Albert Paul

Personal information
- Full name: Albert Edgar Paul
- Born: 10 April 1928
- Died: 5 October 1978 (aged 50)

Playing information
- Position: Second-row / Lock
Club
| Years | Team | Pld | T | G | FG | P |
| 1948 | Newtown Jets | 1 | 0 | 0 | 0 | 0 |
| 1956 | Canterbury-Bankstown | 17 | 4 | 0 | 0 | 12 |
|  | Total | 18 | 4 | 0 | 0 | 12 |
Representative
| Years | Team | Pld | T | G | FG | P |
| 1952–53 | New South Wales | 6 | 2 | 0 | 0 | 6 |
| 1952 | Australia | 4 | 1 | 0 | 0 | 3 |

= Albert Paul =

Australian rugby league player

Albert Edgar Paul (10 April 1928 – 5 October 1978) was an Australian rugby league player.

==Rugby league career==
A member of the Lakes United premiership team of 1947, Paul came down to Sydney to play for the Newtown Jets the following year, but tore his knee cartilage on his only first-grade appearance.

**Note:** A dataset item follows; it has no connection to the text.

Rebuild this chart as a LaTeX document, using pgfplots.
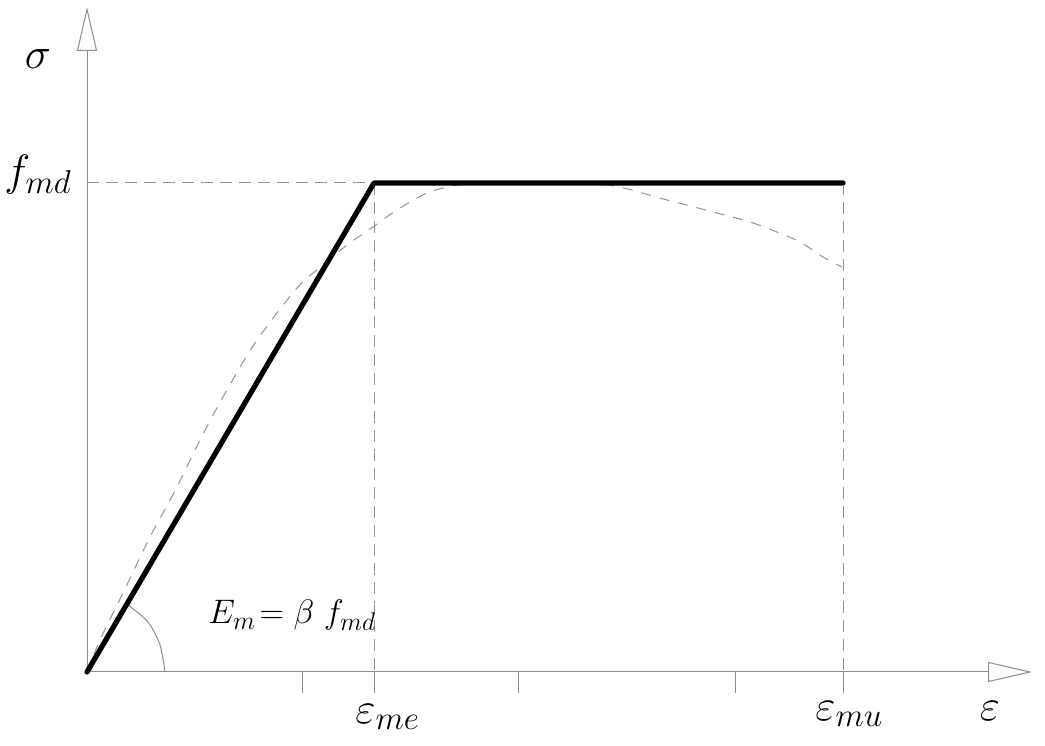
\documentclass[border=0pt]{standalone}
\usepackage{fix-cm}
\usepackage{pgfplots}
\pgfplotsset{compat=1.18}
\usetikzlibrary{arrows.meta}
\DeclareMathSizes{22}{22}{16.5}{12}
\DeclareMathSizes{17}{17}{12.8}{9}
\definecolor{axisgray}{gray}{0.55}
\definecolor{dashgray}{gray}{0.58}
\begin{document}
\begin{tikzpicture}
\begin{axis}[x=0.5pt,y=0.5pt,xmin=-87,xmax=958,ymin=-73,ymax=672,hide axis,clip=false,scale only axis]
\path (axis cs:-87,-73) rectangle (axis cs:958,672);
% guide lines
\addplot[dashgray, line width=0.5pt, dash pattern=on 6pt off 3.5pt] coordinates {(0,489) (287,489)};
\addplot[dashgray, line width=0.5pt, dash pattern=on 6pt off 3.5pt] coordinates {(287,489) (287,0)};
\addplot[dashgray, line width=0.5pt, dash pattern=on 6pt off 3.5pt] coordinates {(756,489) (756,0)};
% ticks
\addplot[axisgray, line width=0.5pt] coordinates {(215,0) (215,-21)};
\addplot[axisgray, line width=0.5pt] coordinates {(287,0) (287,-21)};
\addplot[axisgray, line width=0.5pt] coordinates {(431,0) (431,-21)};
\addplot[axisgray, line width=0.5pt] coordinates {(648,0) (648,-21)};
\addplot[axisgray, line width=0.5pt] coordinates {(756,0) (756,-21)};
% axes
\draw[axisgray, line width=0.5pt, -{Triangle[open,length=22pt,width=10pt,fill=white]}] (axis cs:0,0) -- (axis cs:0,665);
\draw[axisgray, line width=0.5pt, -{Triangle[open,length=22pt,width=10pt,fill=white]}] (axis cs:0,0) -- (axis cs:945,0);
% experimental curve
\addplot[dashgray, line width=0.5pt, dash pattern=on 5pt off 4.5pt, smooth] coordinates {
(0,0) (13,32) (36,79) (63,135) (90,185) (113,232) (136,275) (168,329) (210,384) (236,407) (260,427) (286,445) (310,462) (340,479) (370,487) (403,489) (513,488) (580,472) (630,459) (663,450) (690,440) (713,430) (736,415) (755,405)};
% angle arc
\addplot[axisgray, line width=0.5pt, smooth] coordinates {(41,67) (61,50) (73,27) (78,0)};
% bilinear model
\addplot[black, line width=2.6pt, line cap=round, line join=round] coordinates {(0,0) (287,489) (756,489)};
% labels
\node[font=\fontsize{22}{26}\selectfont, anchor=center] at (axis cs:-49,613) {$\sigma$};
\node[font=\fontsize{22}{26}\selectfont, anchor=base east, inner sep=0pt] at (axis cs:-15,486) {$f_{md}$};
\node[font=\fontsize{22}{26}\selectfont, anchor=base west, inner sep=0pt] at (axis cs:268,-51) {$\varepsilon_{me}$};
\node[font=\fontsize{22}{26}\selectfont, anchor=base west, inner sep=0pt] at (axis cs:728,-48) {$\varepsilon_{mu}$};
\node[font=\fontsize{22}{26}\selectfont, anchor=base, inner sep=0pt] at (axis cs:903,-48) {$\varepsilon$};
\node[font=\fontsize{17}{20}\selectfont, anchor=base west, inner sep=0pt] at (axis cs:121,48) {$E_m\!= \beta\; f_{md}$};
\end{axis}
\end{tikzpicture}
\end{document}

Paul represented Australia in four Test matches in 1952. He played all three home Tests against New Zealand as a second-rower and lock, then was part of the end of year tour of Europe, featuring in the 1st Test against Great Britain at Headingley. In 1953, Paul toured New Zealand with the national team, but didn't play in any Tests.

Following a stint with Griffith, Paul returned to the NSWRFL in 1956 and had a season playing for Canterbury.